Exercise objective:
Reproduce the listing below exactly, beginning with its first line and ending with the line that holds "anchor=base west] (ug\i)"; pictures are not part of the copy.

Dataset excerpt:
═══

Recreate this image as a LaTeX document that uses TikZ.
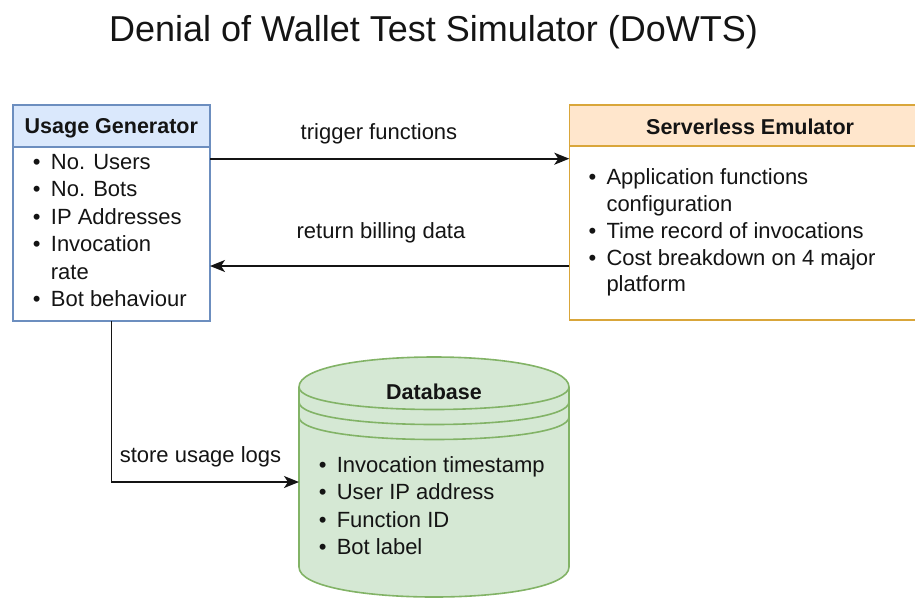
\documentclass[tikz,border=0pt]{standalone}
\usepackage{fontspec}
\setmainfont{Liberation Sans}
\usetikzlibrary{arrows.meta}

\definecolor{ugfill}{HTML}{DAE8FC}
\definecolor{ugline}{HTML}{6C8EBF}
\definecolor{sefill}{HTML}{FFE6CC}
\definecolor{seline}{HTML}{D9A63A}
\definecolor{dbfill}{HTML}{D5E8D4}
\definecolor{dbline}{HTML}{82B366}
\definecolor{ink}{HTML}{141414}

% bullet and continuation indent for list lines
\newcommand\lbul{\makebox[18pt][l]{•}}
\newcommand\lcont{\hspace*{18pt}}

\begin{document}
\begin{tikzpicture}[x=1pt,y=-1pt,
  every node/.style={inner sep=0pt, outer sep=0pt, text=ink},
  titletxt/.style={font=\fontsize{36}{40}\selectfont},
  txt/.style={font=\fontsize{22}{27}\selectfont},
  hdr/.style={font=\fontsize{21.5}{27}\selectfont\bfseries},
  box/.style={draw, line width=1.6pt, fill=white},
  arr/.style={draw=ink, line width=1.6pt, -{Stealth[length=15pt,width=12pt,inset=4pt]}}]

\clip (0,0) rectangle (915,606);

% title
\node[titletxt, anchor=base] (title) at (433.5,41.7) {Denial of Wallet Test Simulator (DoWTS)};

% usage generator
\node[box, draw=ugline, minimum width=197.3pt, minimum height=216pt] (ug) at (111.35,213) {};
\node[box, draw=ugline, fill=ugfill, minimum width=197.3pt, minimum height=42pt, anchor=north] (ughead) at (ug.north) {};
\node[hdr, anchor=base] (ugtitle) at (111.35,133.3) {Usage Generator};
\foreach \t [count=\i] in {\lbul No. Users, \lbul No. Bots, \lbul IP Addresses,
                           \lbul Invocation, \lcont rate, \lbul Bot behaviour}
  \node[txt, anchor=base west] (ug\i) at (32.9,{169+27.5*(\i-1)}) {\t};

% serverless emulator
\node[box, draw=seline, minimum width=361.7pt, minimum height=215pt] (se) at (750.15,212.5) {};
\node[box, draw=seline, fill=sefill, minimum width=361.7pt, minimum height=41pt, anchor=north] (sehead) at (se.north) {};
\node[hdr, anchor=base] (setitle) at (750.15,134.3) {Serverless Emulator};
\foreach \t [count=\i] in {\lbul Application functions, \lcont configuration,
                           \lbul Time record of invocations, \lbul Cost breakdown on 4 major,
                           \lcont platform}
  \node[txt, anchor=base west] (se\i) at (588.5,{184.3+26.9*(\i-1)}) {\t};

% database cylinder
\node[minimum width=270pt, minimum height=240pt] (db) at (434,477) {};
\begin{scope}[shift={(db.north west)}]
  \draw[dbline, fill=dbfill, line width=1.6pt]
    (0,30) .. controls (0,-10) and (270,-10) .. (270,30)
    -- (270,210) .. controls (270,250) and (0,250) .. (0,210) -- cycle;
  \foreach \s in {0,15,30}
    \draw[dbline, line width=1.6pt]
      (0,30+\s) .. controls (0,60+\s) and (270,60+\s) .. (270,30+\s);
\end{scope}
\node[hdr, anchor=base] (dbtitle) at (434,399.3) {Database};
\foreach \t [count=\i] in {\lbul Invocation timestamp, \lbul User IP address,
                           \lbul Function ID, \lbul Bot label}
  \node[txt, anchor=base west] (db\i) at (318.8,{472.7+27.2*(\i-1)}) {\t};

% connectors
\draw[arr] ([yshift=-53.7pt]ug.north east) -- ([yshift=-53.7pt]se.north west);
\draw[arr] ([yshift=-161pt]se.north west) -- ([yshift=-161pt]ug.north east);
\coordinate (dbin) at ([yshift=-5pt]db.west);
\draw[arr] (ug.south) |- (dbin);

% connector labels
\node[txt, anchor=base] (lbltrig) at (379,139) {trigger functions};
\node[txt, anchor=base] (lblbill) at (381,238) {return billing data};
\node[txt, anchor=base] (lblstore) at (200.5,462.7) {store usage logs};
\end{tikzpicture}
\end{document}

═══

Full output:
Recreate this image as a LaTeX document that uses TikZ.
\documentclass[tikz,border=0pt]{standalone}
\usepackage{fontspec}
\setmainfont{Liberation Sans}
\usetikzlibrary{arrows.meta}

\definecolor{ugfill}{HTML}{DAE8FC}
\definecolor{ugline}{HTML}{6C8EBF}
\definecolor{sefill}{HTML}{FFE6CC}
\definecolor{seline}{HTML}{D9A63A}
\definecolor{dbfill}{HTML}{D5E8D4}
\definecolor{dbline}{HTML}{82B366}
\definecolor{ink}{HTML}{141414}

% bullet and continuation indent for list lines
\newcommand\lbul{\makebox[18pt][l]{•}}
\newcommand\lcont{\hspace*{18pt}}

\begin{document}
\begin{tikzpicture}[x=1pt,y=-1pt,
  every node/.style={inner sep=0pt, outer sep=0pt, text=ink},
  titletxt/.style={font=\fontsize{36}{40}\selectfont},
  txt/.style={font=\fontsize{22}{27}\selectfont},
  hdr/.style={font=\fontsize{21.5}{27}\selectfont\bfseries},
  box/.style={draw, line width=1.6pt, fill=white},
  arr/.style={draw=ink, line width=1.6pt, -{Stealth[length=15pt,width=12pt,inset=4pt]}}]

\clip (0,0) rectangle (915,606);

% title
\node[titletxt, anchor=base] (title) at (433.5,41.7) {Denial of Wallet Test Simulator (DoWTS)};

% usage generator
\node[box, draw=ugline, minimum width=197.3pt, minimum height=216pt] (ug) at (111.35,213) {};
\node[box, draw=ugline, fill=ugfill, minimum width=197.3pt, minimum height=42pt, anchor=north] (ughead) at (ug.north) {};
\node[hdr, anchor=base] (ugtitle) at (111.35,133.3) {Usage Generator};
\foreach \t [count=\i] in {\lbul No. Users, \lbul No. Bots, \lbul IP Addresses,
                           \lbul Invocation, \lcont rate, \lbul Bot behaviour}
  \node[txt, anchor=base west] (ug\i) at (32.9,{169+27.5*(\i-1)}) {\t};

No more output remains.